Die Akademie hat Manfred Hättich vieles zu verdanken. Mit seinem von Offenheit, Toleranz und Pluralität geprägten Leitungsstil trug er maßgeblich zum hohen Ansehen der Tutzinger Einrichtung bei. Er hat dort tatsächlich eine Art „herrschaftsfreien Diskurs“ ermöglicht und die Akademie als eine Stätte geformt, in der eine kritische Auseinandersetzung ohne jene Reflexe ablaufen konnte, die ansonsten regelmäßig die Debatte ersticken. Die Kultur eines kritischen Dialogs war ihm ebenso wichtig wie das gesellschaftliche Anliegen, die rationalen Grundlagen politischer Urteilsbildung zu entwickeln und zu stärken. Zu seinem ureigenen Stil und seiner besonderen Begabung gehörte zweifellos, Themen im Gespräch zu entfalten und in kompromissloser Orientierung an Rationalitätskriterien zum Kern der Probleme vorzustoßen. Das schloss keineswegs den klaren Standpunkt aus, den Hättich stets mit der nötigen Hartnäckigkeit zu verteidigen wusste. Er blieb zeitlebens ein sich einmischender Politikwissenschaftler, dessen Engagement in diversen Beratungs- und Expertengremien, Kommissionen und Fachverbänden zugleich von einer beeindruckenden Liste an Auszeichnungen und Ehrungen begleitet war.

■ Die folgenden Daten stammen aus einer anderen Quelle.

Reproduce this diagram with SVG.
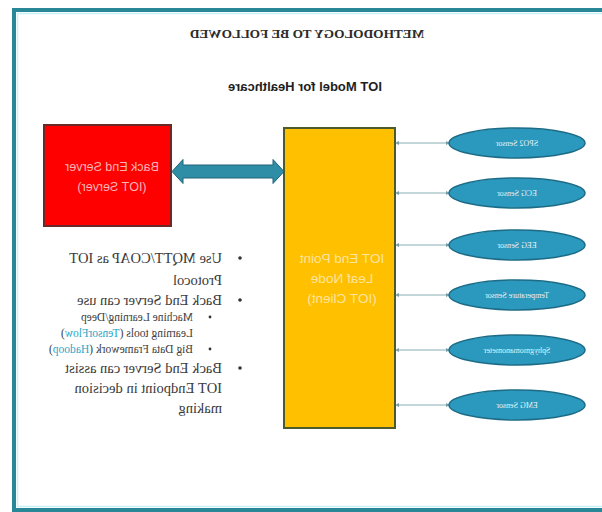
<svg xmlns="http://www.w3.org/2000/svg" width="602" height="512" viewBox="0 0 602 512">
  <style>
    .serif { font-family: "Liberation Serif", "Times New Roman", serif; }
    .sans { font-family: "Liberation Sans", Arial, sans-serif; }
    .sensor { fill: #2b98bd; stroke: #1d6c87; stroke-width: 1.5; }
    .sensor-label { font-family: "Liberation Serif", serif; font-size: 8px; fill: #e3f2f7; text-anchor: middle; }
    .wire { stroke: #86adb4; stroke-width: 1; fill: none; marker-start: url(#tip); marker-end: url(#tip); }
    .bullet-text { font-family: "Liberation Serif", "Times New Roman", serif; font-size: 14.5px; fill: #3a3a3a; }
    .sub-text { font-family: "Liberation Serif", "Times New Roman", serif; font-size: 11.5px; fill: #404040; }
    .hl { fill: #2aa7c9; }
  </style>
  <defs>
    <marker id="tip" viewBox="0 0 6 6" refX="3" refY="3" markerWidth="4" markerHeight="4" orient="auto-start-reverse">
      <path d="M0,0 L6,3 L0,6 Z" fill="#7a9fa6"/>
    </marker>
  </defs>

  <!-- page background and frame -->
  <rect x="0" y="0" width="602" height="512" fill="#ffffff"/>
  <path d="M602,10 H14 V510 H602" fill="none" stroke="#2a8797" stroke-width="4"/>
  <path d="M602,13.5 H17.5 V506.5 H602" fill="none" stroke="#c8f2f6" stroke-width="1.5"/>

  <!-- headings (mirrored) -->
  <g id="title">
    <text class="serif" x="-307" y="38" transform="scale(-1 1)" text-anchor="middle" font-size="13.3" font-weight="bold" fill="#2b2b2b">METHODOLOGY TO BE FOLLOWED</text>
  </g>
  <g id="subtitle">
    <text class="sans" x="-305" y="91" transform="scale(-1 1)" text-anchor="middle" font-size="13" font-weight="bold" fill="#1e1e1e">IOT Model for Healthcare</text>
  </g>

  <!-- connectors -->
  <g id="connectors">
    <path d="M172,171.5 L183,159.5 L183,165 L273,165 L273,159.5 L284,171.5 L273,183.5 L273,178 L183,178 L183,183.5 Z" fill="#2e8ea6" stroke="#1f6478" stroke-width="1"/>
    <line class="wire" x1="397" y1="143" x2="448" y2="143"/>
    <line class="wire" x1="397" y1="193" x2="448" y2="193"/>
    <line class="wire" x1="397" y1="245" x2="448" y2="245"/>
    <line class="wire" x1="397" y1="295" x2="448" y2="295"/>
    <line class="wire" x1="397" y1="350" x2="448" y2="350"/>
    <line class="wire" x1="397" y1="405" x2="448" y2="405"/>
  </g>

  <!-- back end server -->
  <g id="server">
    <rect x="44" y="125" width="127" height="101" fill="#ff0000" stroke="#6b2a2a" stroke-width="2"/>
    <g transform="scale(-1 1)" class="sans" font-size="12.5" fill="#f7b4b4" text-anchor="middle">
      <text x="-112" y="171">Back End Server</text>
      <text x="-112" y="191">(IOT Server)</text>
    </g>
  </g>

  <!-- IOT end point -->
  <g id="endpoint">
    <rect x="284" y="128" width="111" height="300" fill="#ffc000" stroke="#4d5a2a" stroke-width="2"/>
    <g transform="scale(-1 1)" class="sans" font-size="13.5" fill="#fde4a0" text-anchor="middle">
      <text x="-342" y="263">IOT End Point</text>
      <text x="-342" y="283">Leaf Node</text>
      <text x="-342" y="303">(IOT Client)</text>
    </g>
  </g>

  <!-- sensors -->
  <g id="sensor-spo2">
    <ellipse class="sensor" cx="517" cy="143" rx="68" ry="15"/>
    <text class="sensor-label" x="-517" y="146" transform="scale(-1 1)">SPO2 Sensor</text>
  </g>
  <g id="sensor-ecg">
    <ellipse class="sensor" cx="517" cy="193" rx="68" ry="15"/>
    <text class="sensor-label" x="-517" y="196" transform="scale(-1 1)">ECG Sensor</text>
  </g>
  <g id="sensor-eeg">
    <ellipse class="sensor" cx="517" cy="245" rx="68" ry="15"/>
    <text class="sensor-label" x="-517" y="248" transform="scale(-1 1)">EEG Sensor</text>
  </g>
  <g id="sensor-temp">
    <ellipse class="sensor" cx="517" cy="295" rx="68" ry="15"/>
    <text class="sensor-label" x="-517" y="298" transform="scale(-1 1)">Temperature Sensor</text>
  </g>
  <g id="sensor-bp">
    <ellipse class="sensor" cx="517" cy="350" rx="68" ry="15"/>
    <text class="sensor-label" x="-517" y="353" transform="scale(-1 1)">Sphygmomanometer</text>
  </g>
  <g id="sensor-emg">
    <ellipse class="sensor" cx="517" cy="405" rx="68" ry="15"/>
    <text class="sensor-label" x="-517" y="408" transform="scale(-1 1)">EMG Sensor</text>
  </g>

  <!-- notes -->
  <g id="notes">
    <g fill="#333333">
      <circle cx="240" cy="258" r="1.8"/>
      <circle cx="240" cy="300" r="1.8"/>
      <circle cx="210" cy="317" r="1.4"/>
      <circle cx="210" cy="349" r="1.4"/>
      <circle cx="240" cy="368" r="1.8"/>
    </g>
    <g transform="scale(-1 1)">
      <text class="bullet-text" x="-222" y="263">Use MQTT/COAP as IOT</text>
      <text class="bullet-text" x="-222" y="285">Protocol</text>
      <text class="bullet-text" x="-222" y="305">Back End Server can use</text>
      <text class="sub-text" x="-193" y="321">Machine Learning/Deep</text>
      <text class="sub-text" x="-193" y="337">Learning tools (<tspan class="hl">TensorFlow</tspan>)</text>
      <text class="sub-text" x="-193" y="353">Big Data Framework (<tspan class="hl">Hadoop</tspan>)</text>
      <text class="bullet-text" x="-222" y="373">Back End Server can assist</text>
      <text class="bullet-text" x="-222" y="393">IOT Endpoint in decision</text>
      <text class="bullet-text" x="-222" y="413">making</text>
    </g>
  </g>
</svg>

„Demokratie“, sagt Julian Huxley, „verlangt immer wieder das Durchdenken ihres Verhältnisses zur sich wandelnden Welt.“ Diese Erkenntnis war auch für Manfred Hättich Ausgangspunkt seiner Fragen und Analysen. Dazu setzte er auf nüchterne Betrachtung und vernünftiges Denken. Der Name Manfred Hättich wird untrennbar mit der Tutzinger Akademie verbunden bleiben.

 

Weiterführende Literatur:

Akademie für Politische Bildung (Hg.): Erkenntnis im Dialog. Zum Gedenken an Prof. Dr. Manfred Hättich, Tutzing (Akademie für Politische Bildung) 2003.

Mols, Manfred / Mühleisen, Hans-Otto / Stammen, Theo / Vogel, Bernhard (Hg.): Normative und institutionelle Ordnungsprobleme des modernen Staates. Festschrift zum 65. Geburtstag von Manfred Hättich am 12. Oktober 1990, Paderborn u.a. (Schöningh) 1990.

Oberreuter, Heinrich (Hg.): Das menschliche Maß aller Dinge. Gedenkschrift für Manfred Hättich. Symposion der Akademie für Politische Bildung Tutzing am 26./27. März 2004 mit einem bisher unveröffentlichten Text aus dem Nachlass, München (Akademischer Verlag) 2005.